What the task requires: Pictures stay out of this copy, which runs from the first line of the material through the line containing "(rap) at (729,547)".
================
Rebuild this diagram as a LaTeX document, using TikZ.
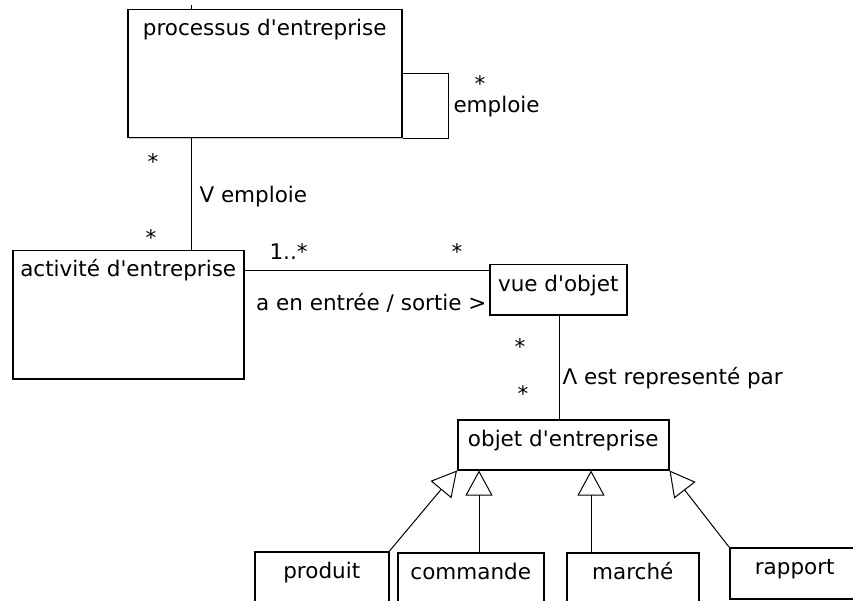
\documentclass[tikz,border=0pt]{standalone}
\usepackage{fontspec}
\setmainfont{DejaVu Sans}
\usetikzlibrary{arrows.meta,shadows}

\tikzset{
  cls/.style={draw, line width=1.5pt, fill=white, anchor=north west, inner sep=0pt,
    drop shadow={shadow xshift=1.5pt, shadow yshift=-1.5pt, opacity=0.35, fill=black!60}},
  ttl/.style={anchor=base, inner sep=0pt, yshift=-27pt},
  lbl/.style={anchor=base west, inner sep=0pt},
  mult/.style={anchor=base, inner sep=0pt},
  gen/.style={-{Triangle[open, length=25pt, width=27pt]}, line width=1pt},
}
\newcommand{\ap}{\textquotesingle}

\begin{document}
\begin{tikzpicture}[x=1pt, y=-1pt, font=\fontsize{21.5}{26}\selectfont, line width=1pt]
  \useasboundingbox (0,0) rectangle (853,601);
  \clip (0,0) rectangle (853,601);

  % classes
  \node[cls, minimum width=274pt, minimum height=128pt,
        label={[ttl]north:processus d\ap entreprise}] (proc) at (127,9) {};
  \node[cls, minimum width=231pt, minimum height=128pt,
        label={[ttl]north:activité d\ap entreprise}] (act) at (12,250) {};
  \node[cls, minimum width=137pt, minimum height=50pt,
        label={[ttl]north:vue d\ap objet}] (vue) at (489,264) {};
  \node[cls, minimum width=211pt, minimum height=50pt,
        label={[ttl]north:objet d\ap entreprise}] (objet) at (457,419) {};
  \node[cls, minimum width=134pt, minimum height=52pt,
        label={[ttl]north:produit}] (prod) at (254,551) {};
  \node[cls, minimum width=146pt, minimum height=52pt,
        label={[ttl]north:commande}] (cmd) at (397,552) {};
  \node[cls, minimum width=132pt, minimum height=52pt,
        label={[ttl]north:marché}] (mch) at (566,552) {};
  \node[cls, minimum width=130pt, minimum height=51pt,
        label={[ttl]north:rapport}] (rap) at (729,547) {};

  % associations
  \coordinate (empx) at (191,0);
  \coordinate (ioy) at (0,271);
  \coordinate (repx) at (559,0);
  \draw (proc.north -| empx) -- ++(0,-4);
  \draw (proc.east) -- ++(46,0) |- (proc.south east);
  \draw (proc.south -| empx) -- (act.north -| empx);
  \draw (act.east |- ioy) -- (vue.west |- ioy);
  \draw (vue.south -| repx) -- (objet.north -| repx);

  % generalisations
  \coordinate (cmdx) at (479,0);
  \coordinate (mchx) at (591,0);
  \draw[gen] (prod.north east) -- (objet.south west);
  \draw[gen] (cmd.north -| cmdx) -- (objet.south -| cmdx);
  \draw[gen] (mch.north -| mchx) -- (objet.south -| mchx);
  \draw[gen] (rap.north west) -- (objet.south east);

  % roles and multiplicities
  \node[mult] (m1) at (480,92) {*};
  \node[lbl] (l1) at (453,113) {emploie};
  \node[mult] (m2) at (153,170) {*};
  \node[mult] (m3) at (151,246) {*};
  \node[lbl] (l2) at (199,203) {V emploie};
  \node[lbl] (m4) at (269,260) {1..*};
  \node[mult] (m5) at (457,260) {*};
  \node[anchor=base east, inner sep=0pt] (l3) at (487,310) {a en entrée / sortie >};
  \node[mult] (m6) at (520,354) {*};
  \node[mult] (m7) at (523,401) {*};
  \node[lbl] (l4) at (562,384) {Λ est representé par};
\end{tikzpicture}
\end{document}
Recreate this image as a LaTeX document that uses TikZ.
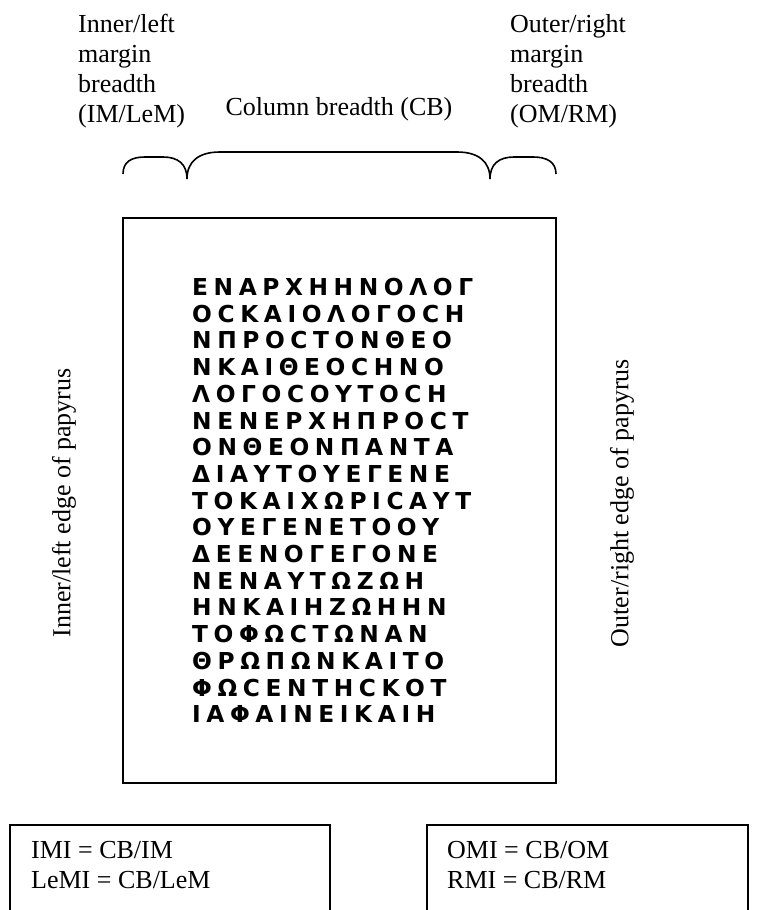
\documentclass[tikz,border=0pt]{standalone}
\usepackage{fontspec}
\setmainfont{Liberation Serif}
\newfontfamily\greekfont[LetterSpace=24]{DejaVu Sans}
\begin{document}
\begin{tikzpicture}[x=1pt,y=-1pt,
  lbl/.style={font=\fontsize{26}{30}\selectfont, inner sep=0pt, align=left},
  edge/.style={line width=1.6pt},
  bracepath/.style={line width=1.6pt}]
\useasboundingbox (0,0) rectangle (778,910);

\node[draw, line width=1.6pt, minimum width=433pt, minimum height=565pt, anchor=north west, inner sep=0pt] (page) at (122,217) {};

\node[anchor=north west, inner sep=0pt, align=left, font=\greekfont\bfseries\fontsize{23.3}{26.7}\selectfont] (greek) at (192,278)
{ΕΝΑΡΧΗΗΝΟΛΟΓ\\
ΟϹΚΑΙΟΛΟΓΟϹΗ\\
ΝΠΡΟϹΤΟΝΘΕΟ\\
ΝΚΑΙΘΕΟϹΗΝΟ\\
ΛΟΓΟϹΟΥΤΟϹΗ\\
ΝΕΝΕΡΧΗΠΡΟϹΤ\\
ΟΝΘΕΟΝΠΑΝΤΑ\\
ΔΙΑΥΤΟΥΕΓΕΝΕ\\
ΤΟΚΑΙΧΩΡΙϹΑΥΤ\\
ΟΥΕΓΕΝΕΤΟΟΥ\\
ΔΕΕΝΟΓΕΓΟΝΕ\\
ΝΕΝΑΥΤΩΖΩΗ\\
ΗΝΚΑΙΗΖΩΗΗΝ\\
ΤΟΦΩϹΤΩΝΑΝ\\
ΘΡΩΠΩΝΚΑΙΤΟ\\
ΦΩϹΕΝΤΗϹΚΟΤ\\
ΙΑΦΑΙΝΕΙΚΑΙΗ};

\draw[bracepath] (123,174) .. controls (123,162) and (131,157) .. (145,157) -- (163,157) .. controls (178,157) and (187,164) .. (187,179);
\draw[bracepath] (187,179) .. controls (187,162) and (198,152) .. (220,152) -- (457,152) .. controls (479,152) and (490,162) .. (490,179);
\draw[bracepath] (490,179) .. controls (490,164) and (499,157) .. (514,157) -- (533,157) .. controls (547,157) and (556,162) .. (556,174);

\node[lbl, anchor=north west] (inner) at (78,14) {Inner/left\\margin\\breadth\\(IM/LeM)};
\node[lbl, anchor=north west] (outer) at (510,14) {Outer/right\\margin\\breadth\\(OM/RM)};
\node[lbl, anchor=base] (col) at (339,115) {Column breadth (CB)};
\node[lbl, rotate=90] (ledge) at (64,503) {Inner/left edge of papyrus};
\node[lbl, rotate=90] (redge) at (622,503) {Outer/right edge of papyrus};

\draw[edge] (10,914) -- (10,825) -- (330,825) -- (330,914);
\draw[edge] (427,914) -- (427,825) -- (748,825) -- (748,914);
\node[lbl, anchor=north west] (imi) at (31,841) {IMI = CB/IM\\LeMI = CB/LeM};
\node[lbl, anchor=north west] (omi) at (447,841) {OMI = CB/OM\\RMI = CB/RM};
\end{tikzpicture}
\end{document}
================
Correct answer:
Rebuild this diagram as a LaTeX document, using TikZ.
\documentclass[tikz,border=0pt]{standalone}
\usepackage{fontspec}
\setmainfont{DejaVu Sans}
\usetikzlibrary{arrows.meta,shadows}

\tikzset{
  cls/.style={draw, line width=1.5pt, fill=white, anchor=north west, inner sep=0pt,
    drop shadow={shadow xshift=1.5pt, shadow yshift=-1.5pt, opacity=0.35, fill=black!60}},
  ttl/.style={anchor=base, inner sep=0pt, yshift=-27pt},
  lbl/.style={anchor=base west, inner sep=0pt},
  mult/.style={anchor=base, inner sep=0pt},
  gen/.style={-{Triangle[open, length=25pt, width=27pt]}, line width=1pt},
}
\newcommand{\ap}{\textquotesingle}

\begin{document}
\begin{tikzpicture}[x=1pt, y=-1pt, font=\fontsize{21.5}{26}\selectfont, line width=1pt]
  \useasboundingbox (0,0) rectangle (853,601);
  \clip (0,0) rectangle (853,601);

  % classes
  \node[cls, minimum width=274pt, minimum height=128pt,
        label={[ttl]north:processus d\ap entreprise}] (proc) at (127,9) {};
  \node[cls, minimum width=231pt, minimum height=128pt,
        label={[ttl]north:activité d\ap entreprise}] (act) at (12,250) {};
  \node[cls, minimum width=137pt, minimum height=50pt,
        label={[ttl]north:vue d\ap objet}] (vue) at (489,264) {};
  \node[cls, minimum width=211pt, minimum height=50pt,
        label={[ttl]north:objet d\ap entreprise}] (objet) at (457,419) {};
  \node[cls, minimum width=134pt, minimum height=52pt,
        label={[ttl]north:produit}] (prod) at (254,551) {};
  \node[cls, minimum width=146pt, minimum height=52pt,
        label={[ttl]north:commande}] (cmd) at (397,552) {};
  \node[cls, minimum width=132pt, minimum height=52pt,
        label={[ttl]north:marché}] (mch) at (566,552) {};
  \node[cls, minimum width=130pt, minimum height=51pt,
        label={[ttl]north:rapport}] (rap) at (729,547) {};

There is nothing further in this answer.